No such disaster befell us and we made our way safely through the slide zone and soon thereafter began our descent back below tree line. Like earlier in the day, chains were installed to assist us as we climbed down from the heights. It was getting late in the day and we were alarmed to see others just starting out on their climb. We weren’t sure there would be enough daylight left before they finished their hike.  



At certain spots, we were able to look back at the trail we had come from, far above us and well off into the distance. We saw that our route was quite rugged and exposed. With a congratulatory fist bump when we finished, we both remarked, “what in the world were we thinking?”




Launceston

A short drive the next day took us to Launceston where we spent the night before flying out of Tasmania the following morning. Along the way, we had to fill up the rental car with gas, only this time we did not perform any antics or shenanigans as we did the last time we got gas. In fact, this station was full service where a lady came out to fill our car for us. I can’t remember the last time I was in a filling station with this kind of service.

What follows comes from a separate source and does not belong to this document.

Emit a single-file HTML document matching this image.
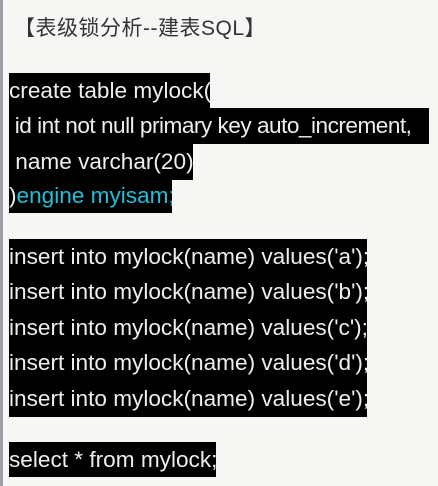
<!DOCTYPE html>
<html><head><style>
body{margin:0;width:438px;height:486px;background:#f6f7f5;position:relative;overflow:hidden;font-family:"Liberation Sans",Arial,sans-serif}
.bl{position:absolute;left:0;top:0;width:3px;height:486px;background:#9aa0a8}
.t{position:absolute;left:14px;top:12px;font-size:21px;color:#333;font-family:"Liberation Sans","Noto Sans CJK SC",sans-serif;letter-spacing:0.5px}
.l{position:absolute;left:9px;background:#000;color:#eee;font-size:22.6px;height:36px;line-height:35px;white-space:nowrap;overflow:hidden;letter-spacing:0px}
.c{color:#1fc0d8}
</style></head><body>
<div class="bl"></div>
<div class="t">【表级锁分析--建表SQL】</div>
<div class="l" style="top:73px;width:201px">create table mylock(</div>
<div class="l" style="top:108px;width:420px;letter-spacing:-0.5px">&nbsp;id int not null primary key auto_increment,</div>
<div class="l" style="top:144px;width:184px">&nbsp;name varchar(20)</div>
<div class="l" style="top:178px;width:163px;height:35px">)<span class="c">engine myisam;</span></div>
<div class="l" style="top:239px;width:358px">insert into mylock(name) values('a');</div>
<div class="l" style="top:274px;width:358px">insert into mylock(name) values('b');</div>
<div class="l" style="top:310px;width:358px">insert into mylock(name) values('c');</div>
<div class="l" style="top:345px;width:358px">insert into mylock(name) values('d');</div>
<div class="l" style="top:381px;width:358px">insert into mylock(name) values('e');</div>
<div class="l" style="top:442px;width:207px;height:35px">select * from mylock;</div>
</body></html>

Launceston itself is a remarkable little town. Cataract Gorge is a park that bisects the city with a beautiful green space and interesting trails and facilities. We spent a couple of hours exploring this park and the downtown’s lively street scene full of shops and restaurants before retiring to our hotel for the night.  







The views and experiences of our entire time here in Tasmania were the complete opposite of what we envisioned it would be. In our minds’ eye, we expected a land that was cold, dreary, and windswept. It was the complete opposite. It was full of grandeur, splendor, and magnificence. On top of the that, the weather had been perfect. We could no longer complain how the weather usually conspires against us while on our worldwide hikes and adventures.